Signed-off-by: Jacob Vosmaer <jacob@xxxxxxxxxx>
---
 ls-refs.c | 63 ++++++++++++++++++++++++++++++++++++++++++++++++++++++-
 1 file changed, 62 insertions(+), 1 deletion(-)

diff --git a/ls-refs.c b/ls-refs.c
index a1e0b473e4..6d5f0c769a 100644
--- a/ls-refs.c
+++ b/ls-refs.c
@@ -84,12 +84,44 @@ static int ls_refs_config(const char *var, const char *value, void *data)
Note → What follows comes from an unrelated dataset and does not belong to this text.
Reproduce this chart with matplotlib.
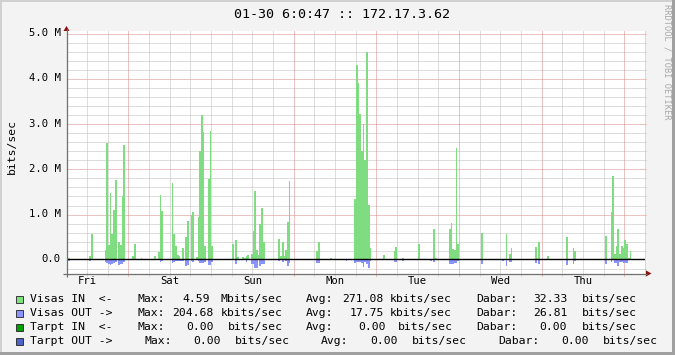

 	return parse_hide_refs_config(var, value, "uploadpack");
 }
 
+static int cmp_prefix(const void *a_, const void *b_){
+	const char *a = *(const char **)a_;
+	const char *b = *(const char **)b_;
+	return strcmp(a, b);
+}
+
+static void deduplicate_prefixes(struct strvec *prefixes) {
+	int i;
+
+	QSORT(prefixes->v, prefixes->nr, cmp_prefix);
+
+	for (i = 1; i < prefixes->nr;) {
+		const char *p = prefixes->v[i];
+
+		/*
+		 * If p is "refs/foobar" and its predecessor is "refs/foo" then we should
+		 * drop p, both to avoid sending duplicate refs to the user, and to avoid
+		 * doing unnecessary work.
+		 */
+		if (starts_with(p, prefixes->v[i - 1])) {
+			MOVE_ARRAY(&prefixes->v[i], &prefixes->v[i + 1], prefixes->nr - (i + 1));
+			prefixes->v[prefixes->nr - 1] = p;
+			strvec_pop(prefixes);
+		} else {
+			i++;
+		}
+	}
+}
+
 int ls_refs(struct repository *r, struct strvec *keys,
 	    struct packet_reader *request)
 {
 	struct ls_refs_data data;
+	struct strvec iter_prefixes = STRVEC_INIT;
+	const char **p;
 
 	memset(&data, 0, sizeof(data));
+	strvec_init(&data.prefixes);
 
 	git_config(ls_refs_config, NULL);
 
@@ -109,8 +141,37 @@ int ls_refs(struct repository *r, struct strvec *keys,
 		die(_("expected flush after ls-refs arguments"));
 
 	head_ref_namespaced(send_ref, &data);
-	for_each_namespaced_ref(send_ref, &data);
+
+	/*
+	 * Try to create a minimal disjoint set of prefixes that
+	 * contains everything the user wants to see, but that lets us
+	 * avoid a full ref walk. If the repo has a lot of refs and
+	 * the user only wants to see refs/heads and refs/tags,
+	 * it is faster to do two small walks of refs/heads and
+	 * refs/tags instead of one big walk of all of refs/.
+	 */
+	for (p = data.prefixes.v; *p; p++) {
+		if (starts_with(*p, "refs/")) {
+			strvec_push(&iter_prefixes, *p);
+		} else { /* full ref walk in pathological cases like "" */
+			strvec_push(&iter_prefixes, "refs/");
+		}
+	}
+
+	if (!iter_prefixes.nr) /* full ref walk when there are no prefixes */
+		strvec_push(&iter_prefixes, "refs/");
+
+	deduplicate_prefixes(&iter_prefixes);
+
+	for (p = iter_prefixes.v; *p; p++) {
+		struct strbuf buf = STRBUF_INIT;
+		strbuf_addf(&buf, "%s%s", get_git_namespace(), *p);
+		for_each_fullref_in(buf.buf, send_ref, &data, 0);
+		strbuf_release(&buf);
+	}
+
 	packet_flush(1);
 	strvec_clear(&data.prefixes);
+	strvec_clear(&iter_prefixes);
 	return 0;
 }
-- 
2.30.0